Claudio Antonelli, Libero 23/4/2013, 23 aprile 2013
GLI STATI UNITI «TAROCCANO» IL PIL
In modo geniale gli Stati Uniti si ritroveranno da luglio con circa 400 miliardi di Pil in più. Hanno ricalcolato artificialmente il valore del prodotto interno lordo inserendo voci fino ad oggi considerate intangibili, come la spesa in ricerca e sviluppo o i diritti dei film. Gli effetti positivi si vedranno subito con una crescita di circa il 3%; un po’ come se Barack Obama annettesse in un colpo solo un’economia pari a quella del Belgio.
A sparare la notizia è il Financial Times sottolineando che oltre al dato attuale questo comporterà una revisione a ritroso di tutte le serie storiche del Pil a stelle e strisce risalendo fino al 1929. «Fondamentalmente stiamo riscrivendo la storia economica», ha affermato sulle colonne del FT Brent Moulton, responsabile dei conti nazionali presso il Bureau of Economic Analisy, sintetizzando in una sola frase una vera e propria rivoluzione. Tra le voci del Pil, infatti, Washington inserirà anche una sorta di contabilità creativa. Entreranno nell’elenco anche i deficit degli schemi pensionistici. Si contabilizzerà ogni cinque anni quello che le imprese si sono impegnate a erogare e non solo quello che effettivamente versano o verseranno. Una forchetta che dovrebbe aggiungere altro mezzo punto al Pil complessivo. A ben vedere sembra proprio di essere di fronte a una risposta scaltra alle ultime mazzate dell’economia reale.

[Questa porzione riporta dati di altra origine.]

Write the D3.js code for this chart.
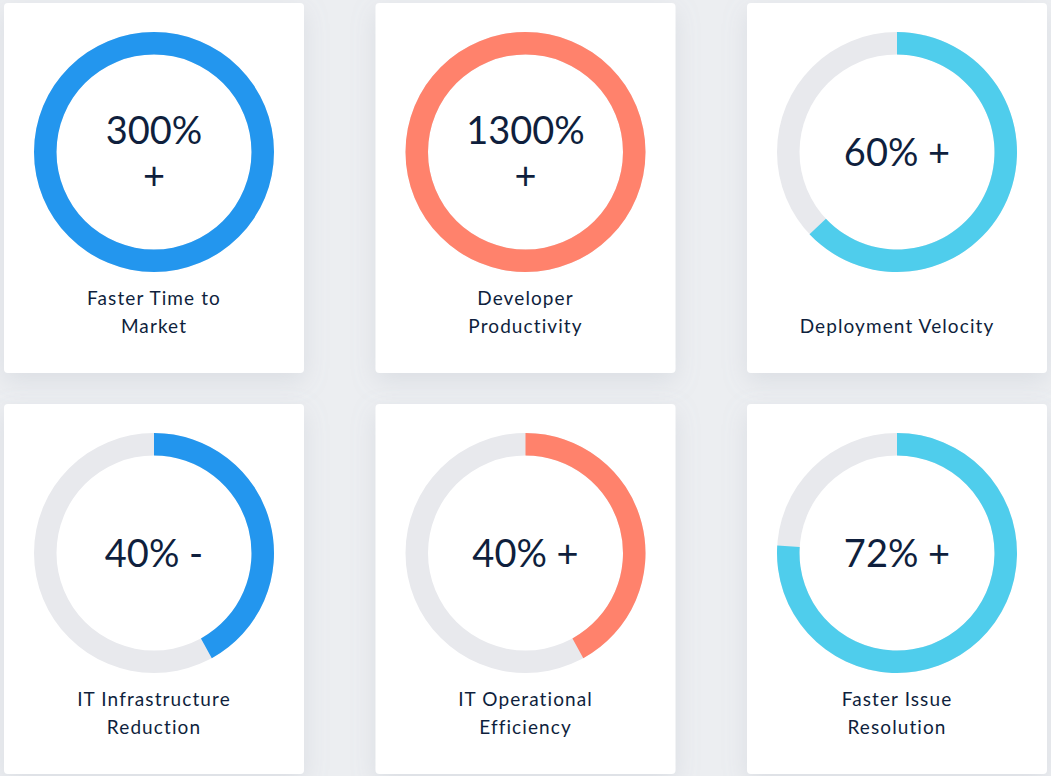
<!DOCTYPE html>
<html>
<head>
<meta charset="utf-8">
<script src="https://cdn.jsdelivr.net/npm/d3@7"></script>
<style>
  html, body { margin: 0; padding: 0; background: #eceef1; }
  svg { display: block; }
</style>
</head>
<body>
<div id="chart"></div>
<script>
// values
const labels = [
  ["Faster Time to", "Market"],
  ["Developer", "Productivity"],
  ["Deployment Velocity"],
  ["IT Infrastructure", "Reduction"],
  ["IT Operational", "Efficiency"],
  ["Faster Issue", "Resolution"]
];
const centerText = [
  ["300%", "+"],
  ["1300%", "+"],
  ["60% +"],
  ["40% -"],
  ["40% +"],
  ["72% +"]
];
// share of the ring that is filled (%)
const fillPct = [100, 100, 63, 42, 42, 76];
const colors = ["#2396ee", "#ff826c", "#4fcdec", "#2396ee", "#ff826c", "#4fcdec"];

const W = 1051, H = 776;
const cardW = 300, cardH = 370;
const ncols = 3;

const svg = d3.select("#chart").append("svg")
    .attr("width", W)
    .attr("height", H);

const defs = svg.append("defs");
const f = defs.append("filter").attr("id", "shadow")
    .attr("x", "-20%").attr("y", "-20%").attr("width", "140%").attr("height", "140%");
f.append("feDropShadow")
    .attr("dx", 0).attr("dy", 8)
    .attr("stdDeviation", 12)
    .attr("flood-color", "#9aa0b0")
    .attr("flood-opacity", 0.22);

svg.append("rect").attr("width", W).attr("height", H).attr("fill", "#eceef1");

const colX = d3.scaleLinear().domain([0, 2]).range([4, 747]);
const rowY = d3.scaleLinear().domain([0, 1]).range([3, 404]);
const angle = d3.scaleLinear().domain([0, 100]).range([0, 2 * Math.PI]);

const outerR = 120, innerR = 97.5;
const arc = d3.arc().innerRadius(innerR).outerRadius(outerR);

labels.forEach((lab, i) => {
  const col = i % ncols, row = Math.floor(i / ncols);
  const g = svg.append("g")
      .attr("transform", `translate(${colX(col)},${rowY(row)})`);

  g.append("rect")
      .attr("width", cardW)
      .attr("height", cardH)
      .attr("rx", 4)
      .attr("fill", "#fff")
      .attr("filter", "url(#shadow)");

  const donut = g.append("g").attr("transform", `translate(${cardW / 2},149)`);

  donut.append("path")
      .attr("d", arc({ startAngle: 0, endAngle: 2 * Math.PI }))
      .attr("fill", "#e8e9ed");

  donut.append("path")
      .attr("d", arc({ startAngle: 0, endAngle: angle(fillPct[i]) }))
      .attr("fill", colors[i]);

  const ct = centerText[i];
  const baseY = ct.length === 1 ? 14 : -8;
  ct.forEach((t, j) => {
    donut.append("text")
        .attr("x", 0)
        .attr("y", baseY + j * 45)
        .attr("text-anchor", "middle")
        .style("font-family", "Lato, 'Noto Sans', sans-serif")
        .style("font-size", "38px")
        .style("fill", "#0f1f3d")
        .text(t);
  });

  // label lines are bottom aligned
  lab.forEach((t, j) => {
    g.append("text")
        .attr("x", cardW / 2)
        .attr("y", 330 - (lab.length - 1 - j) * 28)
        .attr("text-anchor", "middle")
        .style("font-family", "Lato, 'Noto Sans', sans-serif")
        .style("font-size", "19px")
        .style("letter-spacing", "1.1px")
        .style("fill", "#0f1f3d")
        .text(t);
  });
});
</script>
</body>
</html>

A gennaio scorso i dati del Pil avevano sorpreso tutti gli analisti con un meno 0,1%, segnando la prima contrazione da quando nel secondo trimestre 2009 gli Stati Uniti erano entrati in recessione. Non a caso, a gennaio, la Casa Bianca invitava alla cautela: «i dati», si leggeva in una nota, «sono volatili e l’accordo sul fiscal cliff raggiunto alla fine del 20012 ha rimosso molti ostacoli. Ma resta ancora lavoro da fare per la crescita». Aggiungendo: «I dati ci ricordano la necessità di un’azione del Congresso per evitare ferite auto- inflitte».
La maggior parte degli economisti Usa era corsa subito al riparo: «La contrazione, per quanto inattesa e rara (negli ultimi 50 anni è accaduto una sola volta) durante una ripresa economica, non significa che l’economia si trovi di fronte a una nuova recessione». Bank of America ancora più secca: «L’economia non è esattamente solida ma certamente non si sta contraendo come i dati di oggi sembrerebbero indicare».
In realtà un perdurare di stime non soddisfacenti avrebbe imposto un ribasso delle stime per la seconda parte del 2013. Ma ecco che con sorpresa a luglio il primo semestre sarà in ogni caso archiviato. Come fosse passato preistorico. E un più 3% di Pil – anche se deciso a tavolino –metterà il turbo all’economia Usa. Non solo, permetterà a Barack Obama di gestire con maggiore serenità gli impegni presi in ambito di fiscal clift. Il che tradotto in parole semplici consentirà un alleggerimento del cosiddetto sequester, i tagli lineari sulla spesa pubblica decisi a inizio meno di due mesi fa. E permetterà alla politica di Washington di liberare risorse nel campo militare e in quello del welfare.
Parallelamente la Fed non smette di remare a favore. Gli Usa, assieme al Giappone, hanno annunciato di continuare a stampare moneta ed entro la fine dell’anno l’emissione di carta dovrebbe superare di 660 miliardi l’emissione di nuovo debito. Dunque, oltre 600 miliardi di obbligazioni comprate dalle banche centrali con l’intento di spingere in giù i tassi e favorire il mercato azionario. Senza contare che il ri-calcolo artificioso del Pil avrà anche un effetto secondario sulla moneta. Favorirà la svalutazione dell’euro e al tempo stesso un riposizionamento sul dollaro. In altre parole, un boom per Wall Street e per l’economia Usa che vive sotto i riflettori del mercato azionario. E per l’Europa? Niente di positivo. Nei prossimi mesi, con l’unificazione del sistema bancario e fiscale, sarà impegnata a ristrutturare i debiti degli Istituti e i debiti pubblici appropriandosi nei vari modi possibili della ricchezza privata dei cittadini. Ma di crescita di Pil non se ne parla.